* Begin *

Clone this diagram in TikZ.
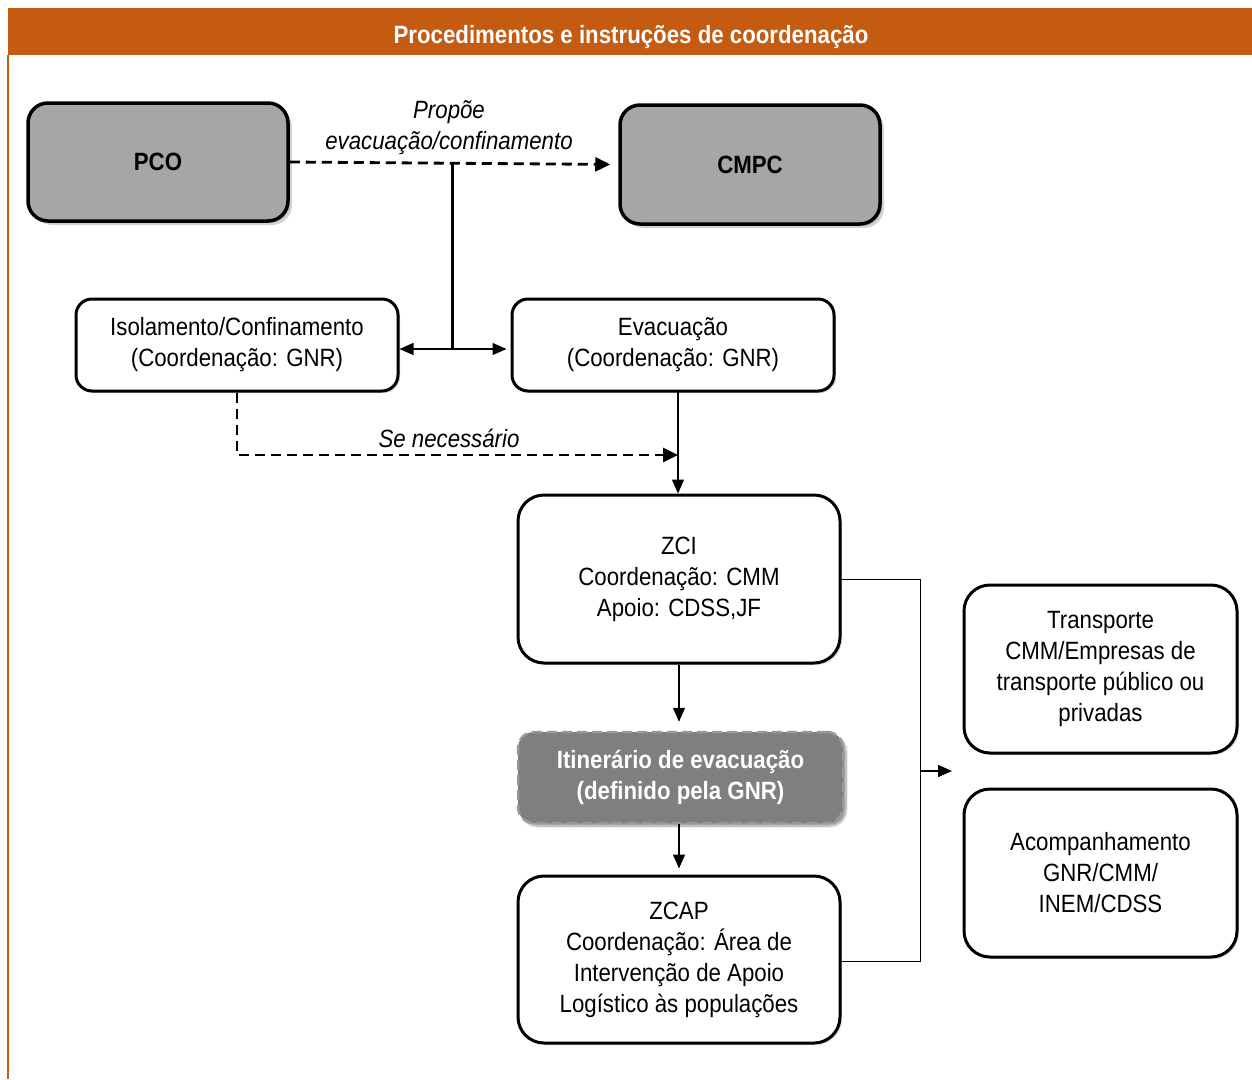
\documentclass[tikz,border=0pt]{standalone}
\usepackage{fontspec}
\setmainfont{Liberation Sans}[FakeStretch=0.89]
\usetikzlibrary{arrows.meta,shadows,shadows.blur}
\definecolor{hdr}{HTML}{C55A11}
\definecolor{boxgray}{HTML}{A6A6A6}
\definecolor{itingray}{HTML}{7F7F7F}
\newcommand{\fsz}{\fontsize{25}{31}\selectfont}
\begin{document}
\begin{tikzpicture}[x=1pt,y=-1pt,
  box/.style={draw=black, line width=3pt, rounded corners=20pt, fill=white, align=center,
    font=\fsz, inner sep=0pt, drop shadow={shadow xshift=2pt,shadow yshift=-2pt,opacity=0.3}},
  gbox/.style={box, line width=3.5pt, fill=boxgray, font=\fsz\bfseries,
    drop shadow={shadow xshift=4pt,shadow yshift=-4pt,opacity=0.35}},
  itin/.style={draw=gray!80, dashed, dash pattern=on 10pt off 5pt, line width=2.5pt, rounded corners=16pt,
    fill=itingray, text=white, font=\fsz\bfseries, align=center, inner sep=0pt,
    blur shadow={shadow xshift=3pt, shadow yshift=-3pt, shadow blur steps=8, shadow opacity=40}},
  arr/.style={line width=1.3pt, -{Triangle[length=14pt,width=12pt]}},
  darr/.style={line width=2.8pt, dash pattern=on 10pt off 6pt, -{Triangle[length=15pt,width=14pt]}},
  lbl/.style={font=\fsz\itshape, align=center, inner sep=0pt}
]
\useasboundingbox (0,0) rectangle (1252,1079);
% header
\fill[hdr] (8,8) rectangle (1252,55);
\node[text=white, font=\fsz\bfseries, inner sep=0pt] (title) at (631,37) {Procedimentos e instruções de coordenação};
\draw[hdr, line width=1.5pt] (8,55) -- (8,1079);

% nodes
\node[gbox, minimum width=260pt, minimum height=118pt] (PCO) at (158,162) {PCO};
\node[gbox, minimum width=260pt, minimum height=119pt] (CMPC) at (750,164.5) {CMPC};
\node[box, minimum width=322pt, minimum height=92pt, rounded corners=16pt] (Iso) at (237,345) {Isolamento/Confinamento\\(Coordenação: GNR)};
\node[box, minimum width=322pt, minimum height=92pt, rounded corners=16pt] (Evac) at (673,345) {Evacuação\\(Coordenação: GNR)};
\node[box, minimum width=322pt, minimum height=168pt, rounded corners=26pt] (ZCI) at (679,579) {ZCI\\Coordenação: CMM\\Apoio: CDSS,JF};
\node[itin, minimum width=325pt, minimum height=91pt] (Itin) at (680.5,777.5) {Itinerário de evacuação\\(definido pela GNR)};
\node[box, minimum width=322pt, minimum height=167pt, rounded corners=26pt] (ZCAP) at (679,959.5) {ZCAP\\Coordenação: Área de\\Intervenção de Apoio\\Logístico às populações};
\node[box, minimum width=273pt, minimum height=168pt, rounded corners=26pt] (Transp) at (1100.5,669) {Transporte\\CMM/Empresas de\\transporte público ou\\privadas};
\node[box, minimum width=273pt, minimum height=168pt, rounded corners=26pt] (Acomp) at (1100.5,873) {Acompanhamento\\GNR/CMM/\\INEM/CDSS};

% labels
\node[lbl] (lprop) at (449,128) {Propõe\\evacuação/confinamento};
\node[lbl] (lse) at (449,438) {Se necessário};

% connectors
\draw[darr, shorten >=8pt] (PCO.east) -- (CMPC.west);
\coordinate (j1) at (452,162);
\coordinate (j2) at (452,349);
\draw[line width=3pt] (j1) -- (j2);
\draw[arr] (j2) -- (j2 -| Iso.east);
\draw[arr, shorten >=4pt] (j2) -- (j2 -| Evac.west);
\coordinate (ev) at (678,391);
\draw[arr] (ev) -- (ev |- ZCI.north);
\coordinate (sn) at (678,455);
\draw[darr] (Iso.south) |- (sn);
\draw[arr, shorten >=9pt] (ZCI.south) -- (ZCI.south |- Itin.north);
\draw[arr, shorten >=6pt] (ZCI.south |- Itin.south) -- (ZCAP.north);
\coordinate (b1) at (920,579);
\coordinate (b2) at (920,961);
\coordinate (bm) at (920,771);
\coordinate (bt) at (952,771);
\draw[line width=1pt] (ZCI.east) -- (b1) -- (b2) -- (b2 -| ZCAP.east);
\draw[arr] (bm) -- (bt);
\end{tikzpicture}
\end{document}
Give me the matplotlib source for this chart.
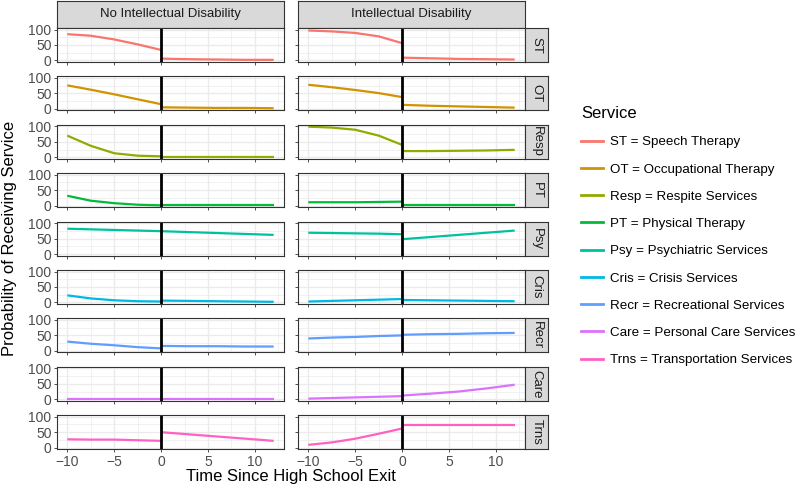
import matplotlib
matplotlib.use("Agg")
import matplotlib.pyplot as plt
from matplotlib.lines import Line2D

plt.rcParams['font.family'] = ['Liberation Sans', 'DejaVu Sans']

services = ["ST", "OT", "Resp", "PT", "Psy", "Cris", "Recr", "Care", "Trns"]
labels = ["ST = Speech Therapy", "OT = Occupational Therapy", "Resp = Respite Services",
          "PT = Physical Therapy", "Psy = Psychiatric Services", "Cris = Crisis Services",
          "Recr = Recreational Services", "Care = Personal Care Services",
          "Trns = Transportation Services"]
colors = ["#F8766D", "#D39200", "#93AA00", "#00BA38", "#00C19F", "#00B9E3",
          "#619CFF", "#DB72FB", "#FF61C3"]
groups = ["No Intellectual Disability", "Intellectual Disability"]

x_pre = [-10, -7.5, -5, -2.5, 0]
x_post = [0, 3, 6, 9, 12]

# No Intellectual Disability
noid_pre = {
    "ST":   [85, 80, 68, 52, 34],
    "OT":   [76, 62, 47, 31, 15],
    "Resp": [70, 37, 13, 5, 3],
    "PT":   [32, 16, 8, 3, 1],
    "Psy":  [82, 80, 78, 76, 74],
    "Cris": [23, 13, 7, 4, 3],
    "Recr": [30, 23, 18, 12, 8],
    "Care": [1, 1, 1, 1, 1],
    "Trns": [27, 26, 26, 24, 22],
}
noid_post = {
    "ST":   [6, 4, 3, 2, 2],
    "OT":   [5, 4, 3, 3, 2],
    "Resp": [2, 2, 2, 2, 2],
    "PT":   [1, 1, 1, 1, 1],
    "Psy":  [74, 71, 68, 65, 62],
    "Cris": [6, 5, 4, 3, 2],
    "Recr": [16, 15, 15, 14, 14],
    "Care": [1, 1, 1, 1, 1],
    "Trns": [50, 43, 36, 29, 22],
}
# Intellectual Disability
id_pre = {
    "ST":   [97, 94, 89, 78, 56],
    "OT":   [78, 70, 61, 51, 38],
    "Resp": [99, 96, 89, 70, 40],
    "PT":   [11, 11, 11, 12, 13],
    "Psy":  [69, 68, 67, 66, 64],
    "Cris": [3, 5, 7, 9, 11],
    "Recr": [40, 43, 45, 48, 50],
    "Care": [2, 4, 6, 8, 10],
    "Trns": [9, 17, 29, 45, 62],
}
id_post = {
    "ST":   [9, 7, 5, 4, 3],
    "OT":   [13, 10, 8, 6, 4],
    "Resp": [20, 20, 21, 22, 24],
    "PT":   [3, 3, 3, 3, 3],
    "Psy":  [48, 55, 62, 69, 76],
    "Cris": [8, 7, 6, 5, 4],
    "Recr": [52, 54, 55, 57, 58],
    "Care": [12, 18, 25, 35, 47],
    "Trns": [72, 72, 72, 72, 72],
}
pre_data = [noid_pre, id_pre]
post_data = [noid_post, id_post]

W, H = 800, 493
fig = plt.figure(figsize=(W / 100, H / 100), dpi=100)

def fx(px):
    return px / W

def fy(py):
    return 1 - py / H

col_left = [57, 298]
col_w = 227
row_top0 = 28
row_h = 34
row_stride = 48.4
border = "#333333"
grid_c = "#EBEBEB"

for c in range(2):
    # top strip
    sax = fig.add_axes([fx(col_left[c]), fy(row_top0), fx(col_w), 27 / H])
    sax.set_facecolor("#D9D9D9")
    sax.set_xticks([]); sax.set_yticks([])
    for s in sax.spines.values():
        s.set_color(border); s.set_linewidth(0.8)
    sax.text(0.5, 0.5, groups[c], ha="center", va="center", fontsize=9.5,
             color="#1A1A1A", transform=sax.transAxes)
    for r, svc in enumerate(services):
        top = row_top0 + r * row_stride
        ax = fig.add_axes([fx(col_left[c]), fy(top + row_h), fx(col_w), row_h / H])
        ax.set_xlim(-11.1, 13.1)
        ax.set_ylim(-5, 105)
        ax.set_xticks([-10, -5, 0, 5, 10])
        ax.set_xticks([-7.5, -2.5, 2.5, 7.5, 12.5], minor=True)
        ax.set_yticks([0, 50, 100])
        ax.set_yticks([25, 75], minor=True)
        ax.grid(True, which="major", color=grid_c, lw=1.0)
        ax.grid(True, which="minor", color=grid_c, lw=0.5)
        ax.set_axisbelow(True)
        for s in ax.spines.values():
            s.set_color(border); s.set_linewidth(0.8)
        ax.tick_params(which="major", length=2.5, width=0.6, color=border,
                       labelsize=10, labelcolor="#4D4D4D", pad=1.5)
        ax.tick_params(which="minor", length=0)
        if c != 0:
            ax.set_yticklabels([])
        if r != len(services) - 1:
            ax.set_xticklabels([])
        ax.plot(x_pre, pre_data[c][svc], color=colors[r], lw=1.6, solid_capstyle="butt")
        ax.plot(x_post, post_data[c][svc], color=colors[r], lw=1.6, solid_capstyle="butt")
        ax.axvline(0, color="black", lw=2.0)
        if c == 1:
            rax = fig.add_axes([fx(col_left[c] + col_w), fy(top + row_h), fx(23), row_h / H])
            rax.set_facecolor("#D9D9D9")
            rax.set_xticks([]); rax.set_yticks([])
            for s in rax.spines.values():
                s.set_color(border); s.set_linewidth(0.8)
            rax.text(0.5, 0.5, svc, ha="center", va="center", rotation=-90,
                     fontsize=9.5, color="#1A1A1A", transform=rax.transAxes)

fig.text(fx(10), fy(238), "Probability of Receiving Service", rotation=90,
         ha="center", va="center", fontsize=12)
fig.text(fx(291), fy(477), "Time Since High School Exit", ha="center", va="center",
         fontsize=12)

handles = [Line2D([], [], color=col, lw=2) for col in colors]
leg = fig.legend(handles, labels, loc="upper left", bbox_to_anchor=(fx(581), fy(106)),
                 frameon=False, title="Service", title_fontsize=12, fontsize=9.6,
                 handlelength=1.65, handletextpad=0.5, labelspacing=1.12,
                 borderaxespad=0, borderpad=0)
leg._legend_box.align = "left"

fig.savefig("out.png", dpi=100)
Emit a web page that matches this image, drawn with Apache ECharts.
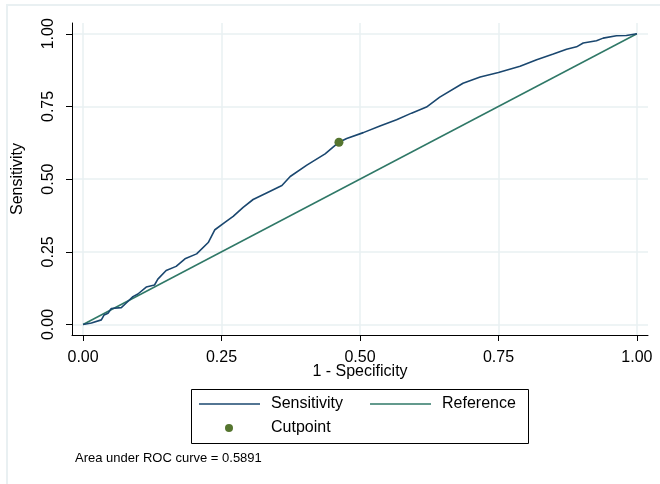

* End *

INSTRUCTIONS TO FOLLOW » Among the records above, locate the line containing "Give me the matplotlib source for this chart." and the line containing "plt.rcParams['font.family'] = ['Liberation", then transcribe exactly the lines starting at the first and ending at the second, with no pictures.

OUTPUT FOR THIS EXERCISE »
Give me the matplotlib source for this chart.
import matplotlib
matplotlib.use("Agg")
import matplotlib.pyplot as plt
from matplotlib.lines import Line2D

plt.rcParams['font.family'] = ['Liberation Sans', 'DejaVu Sans']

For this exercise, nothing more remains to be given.